Day 20: From Arnhem to Den Haag
This ride started with an unusual sight in the Netherlands: An uninterrupted, two-kilometer uphill section. I was quite delighted. This was also the first time I did anything that can be considered a “climb” with Aero. (I now see on Strava that the average percentage of that climb was 2% ramping up to 5% for a total elevation gain of 34m, lol.)
While I did not run out of gears of course, I am not so sure I can realistically ride up some of the steeper ramps in Belgium that I had maybe planned to tackle (up to 20%, on cobbles!) with my current bike setup. My lowest gear is a 36-28, which means that I can still go round about 10km/h without grinding super-hard. In a few days, I will ride parts of the Amstel Gold race route together with Martin and I don’t plan on making any changes to the gearing until then. Oh well.
About 15km into my ride, another rider blew past me. The speed difference was so big that I didn’t even consider upping the pace. From what I could see, he was riding a Giant Propel, too, in rainbow colors. That’s a custom built and pretty special.
I was now getting hungry and saw a Pannekoekenhuis next to a roundabout. The place was pretty big but looked nice enough so I stopped to pull up its Google Rating.
3.9 out of 5 on Google Reviews. Normally, I wouldn’t consider even consider this.

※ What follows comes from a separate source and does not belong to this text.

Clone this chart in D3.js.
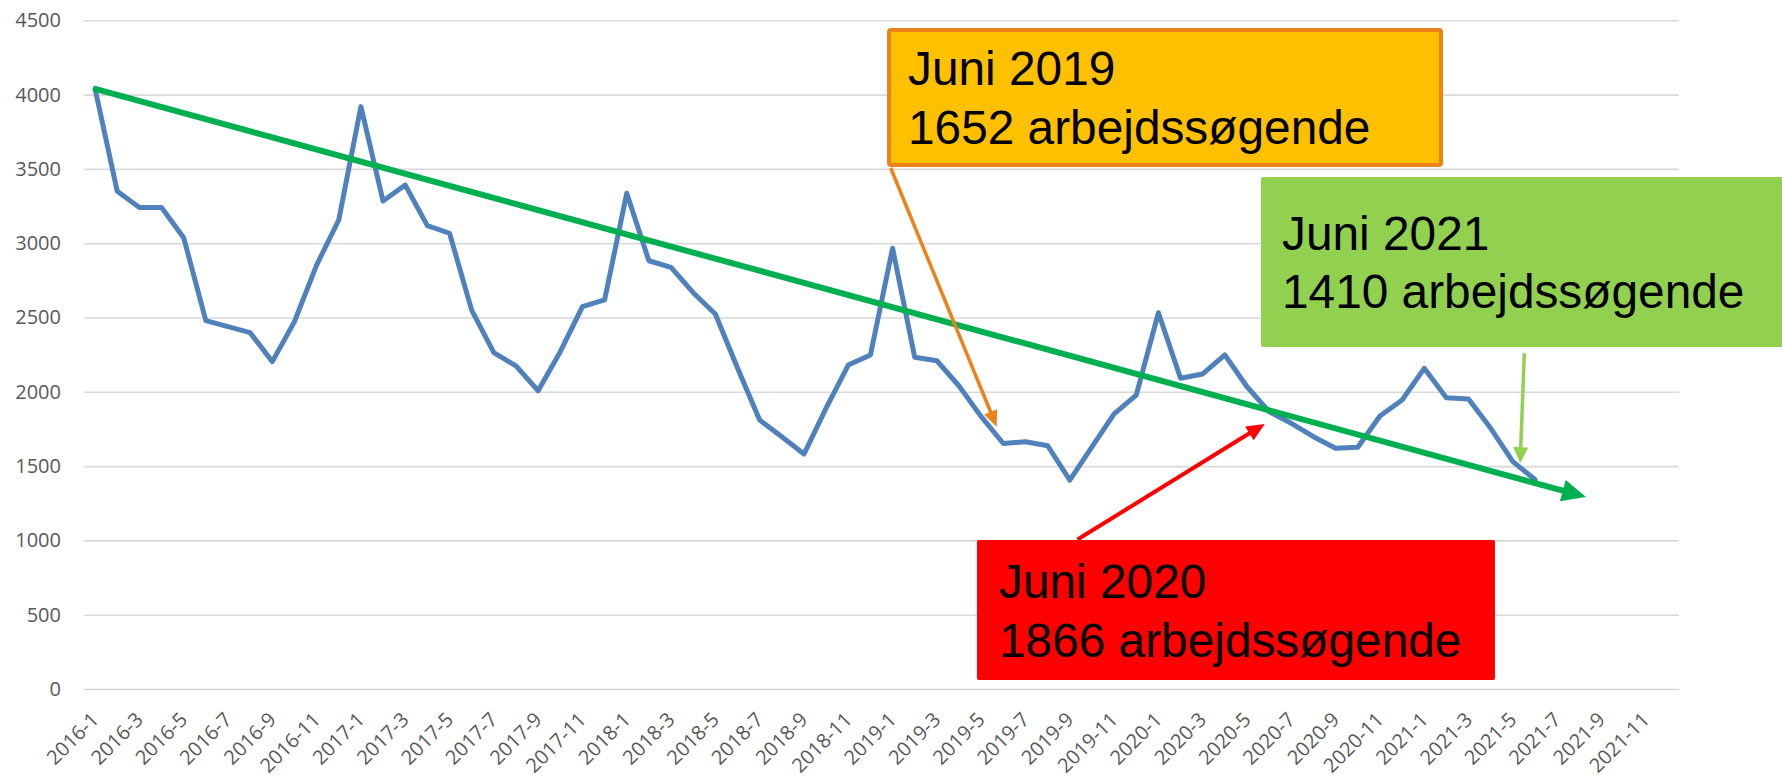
<!DOCTYPE html>
<html><head><meta charset="utf-8">
<script src="https://cdn.jsdelivr.net/npm/d3@7"></script>
<style>body{margin:0;background:#fff}svg{display:block}</style></head>
<body><svg id="c" width="1782" height="777"></svg>
<script>
// ---------- data ----------
const years = [2016, 2017, 2018, 2019, 2020, 2021];
const monthNumbers = [1, 2, 3, 4, 5, 6, 7, 8, 9, 10, 11, 12];
const categories = years.flatMap(y => monthNumbers.map(m => `${y}-${m}`));
const jobseekers = [
  4040, 3350, 3240, 3240, 3037, 2479, 2438, 2398, 2203, 2472, 2853, 3156,
  3919, 3284, 3392, 3118, 3067, 2550, 2263, 2174, 2007, 2270, 2573, 2618,
  3336, 2882, 2837, 2667, 2524, 2160, 1810, 1698, 1581, 1890, 2180, 2248,
  2966, 2232, 2209, 2039, 1833, 1652, 1664, 1637, 1406, 1630, 1851, 1978,
  2532, 2091, 2120, 2248, 2034, 1866, 1788, 1698, 1620, 1627, 1837, 1945,
  2158, 1960, 1952, 1754, 1530, 1410
];
const yTicks = [0, 500, 1000, 1500, 2000, 2500, 3000, 3500, 4000, 4500];
const xTickLabels = categories.filter((d, i) => i % 2 === 0);
// trend arrow (category index, value)
const trendFrom = [-0.08, 4042];
const trendTo = [67.3, 1292];
// callouts: text lines and arrow tip (category index, value)
const calloutLines = [
  ["Juni 2019", "1652 arbejdssøgende"],
  ["Juni 2020", "1866 arbejdssøgende"],
  ["Juni 2021", "1410 arbejdssøgende"]
];
const calloutTips = [[40.7, 1765], [52.8, 1784], [64.33, 1519]];

// ---------- layout / style ----------
(function () {
const W = 1782, H = 777;
const pLeft = 84, pRight = 1679, pTop = 20.3, pBottom = 689;
const svg = d3.select("#c");
svg.append("rect").attr("width", W).attr("height", H).attr("fill", "#fff");

const x = d3.scaleBand().domain(categories).range([pLeft, pRight]).padding(0);
const y = d3.scaleLinear().domain([0, 4500]).range([pBottom, pTop]);
const xi = i => x(categories[0]) + x.bandwidth() / 2 + i * x.step();

const axisFont = "'Open Sans', 'Noto Sans', sans-serif";

// y axis + grid
const gy = svg.append("g").attr("transform", `translate(${pLeft},0)`)
  .call(d3.axisLeft(y).tickValues(yTicks).tickFormat(d3.format("d"))
    .tickSize(-(pRight - pLeft)).tickPadding(23));
gy.select(".domain").remove();
gy.selectAll("line").attr("stroke", "#d9d9d9").attr("stroke-width", 1.6);
gy.selectAll("text").attr("fill", "#595959").style("font-family", axisFont).style("font-size", "20px");

// x axis labels
const gx = svg.append("g").attr("transform", `translate(0,${pBottom})`)
  .call(d3.axisBottom(x).tickValues(xTickLabels).tickSize(0));
gx.select(".domain").remove();
gx.selectAll("text")
  .attr("fill", "#595959").style("font-family", axisFont).style("font-size", "20px")
  .attr("text-anchor", "end").attr("dy", null).attr("y", 0).attr("x", 0)
  .attr("transform", "translate(5,32) rotate(-45)");

// data line
svg.append("path").datum(jobseekers)
  .attr("fill", "none").attr("stroke", "#4f81bd").attr("stroke-width", 5)
  .attr("stroke-linejoin", "round").attr("stroke-linecap", "round")
  .attr("d", d3.line().x((d, i) => xi(i)).y(d => y(d)));

function arrow(g, x1, y1, x2, y2, color, sw, hl, hw) {
  const dx = x2 - x1, dy = y2 - y1, len = Math.hypot(dx, dy);
  const ux = dx / len, uy = dy / len;
  const bx = x2 - ux * hl, by = y2 - uy * hl;
  g.append("line").attr("x1", x1).attr("y1", y1).attr("x2", bx + ux * 2).attr("y2", by + uy * 2)
    .attr("stroke", color).attr("stroke-width", sw);
  g.append("polygon")
    .attr("points", [[x2, y2], [bx - uy * hw / 2, by + ux * hw / 2], [bx + uy * hw / 2, by - ux * hw / 2]].map(p => p.join(",")).join(" "))
    .attr("fill", color);
}

// trend arrow
const ga = svg.append("g");
arrow(ga, xi(trendFrom[0]), y(trendFrom[1]), xi(trendTo[0]), y(trendTo[1]), "#00b050", 6, 24, 22);

// callouts
const boxes = [
  {x: 889, y: 30, w: 552, h: 135, fill: "#ffc000", stroke: "#ee821a", sw: 4, tx: 908, b1: 85, b2: 144, ax: 890.7, ay: 168, ac: "#ee821a", asw: 3.5, hl: 16, hw: 14},
  {x: 977, y: 540, w: 518, h: 140, fill: "#ff0000", stroke: "none", sw: 0, tx: 999, b1: 598, b2: 657, ax: 1077.5, ay: 539.5, ac: "#ff0000", asw: 4, hl: 18, hw: 16},
  {x: 1261, y: 177, w: 530, h: 170, fill: "#92d050", stroke: "none", sw: 0, tx: 1282, b1: 250, b2: 308, ax: 1524.3, ay: 353.3, ac: "#92d050", asw: 3.5, hl: 16, hw: 15}
];
boxes.forEach((b, k) => {
  const g = svg.append("g");
  arrow(g, b.ax, b.ay, xi(calloutTips[k][0]), y(calloutTips[k][1]), b.ac, b.asw, b.hl, b.hw);
  g.append("rect").attr("x", b.x).attr("y", b.y).attr("width", b.w).attr("height", b.h)
    .attr("rx", 2).attr("fill", b.fill).attr("stroke", b.stroke).attr("stroke-width", b.sw);
  [b.b1, b.b2].forEach((bl, j) => {
    g.append("text").attr("x", b.tx).attr("y", bl).text(calloutLines[k][j])
      .style("font-family", "'Liberation Sans', Arial, sans-serif").style("font-size", "47.8px").attr("fill", "#000");
  });
});
})();
</script></body></html>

Somehow though, I started reading the reviews and it seemed that most criticism had to do with service when the place is crowded. Nice when you can visit it on a Tuesday, so I gave it a try. It wasn’t the cheapest of places (15€ for the pancake I ordered), but then again the portion was huge and delicious. In hindsight, going for the vegetarian pancake with loads of cheese on (and in) it wasn’t the easiest on my stomach. Still, it tasted exquisite and I didn’t have any problems afterward. As a bonus, the coke I ordered came in a ~330ml glass, not the usual super-mini 230ml that one gets in the Netherlands (hail to Bavaria, where standard drink size is 500ml, for anything really). The experience got me thinking, though: What are the implications of mediocre ratings to restaurants? Why would you ever go to a place with a low rating?
What followed was an overall really nice ride, with some stunning (small) roads and good scenery. The Netherlands isn’t entirely full of channels, just as typical in this part of the country is heath (as shown on the picture above, heath on the left, a road with an alley in the middle and a “bos”, forest, to the right). The route also had me see my first visit to Utrecht. I had the feeling that people were pushing their bikes much harder than elsewhere in the Netherlands (or maybe I was just tired?).
In the last 15km, I followed the “autobahn” track into Den Haag. The bike path is literally next to a very big highway (at least three lanes in each direction) and there was lots of traffic coming out of Den Haag. No wonder, it was also around office closing time. Unfortunately, I also got overtaken by two riders!
Even with 115km in the legs, I just couldn’t let the guys ride away.
While the first one was on a huge touring bike with a tri-steerer (what a machine!), the second one, drafting, had a pretty old race bike. Once I had collected myself, I was able to up the pace enough to sort of stabilize the distance to them. Then, as the pacemaker and his companion separated, I slowly crept up on the old race bike (with a youngish rider though!). Just before the section near the highway ended, I managed to overtake. Chaka. This is kind of ridiculous of course (for a number of reasons), but one certainly is that I probably have a 50 or so Watt advantage on my bike.
Since I forgot to replace the battery, unfortunately no RPM data today :(. I also noted how the speed data simply based on GPS was pretty jumpy and not as smooth as with the sensor.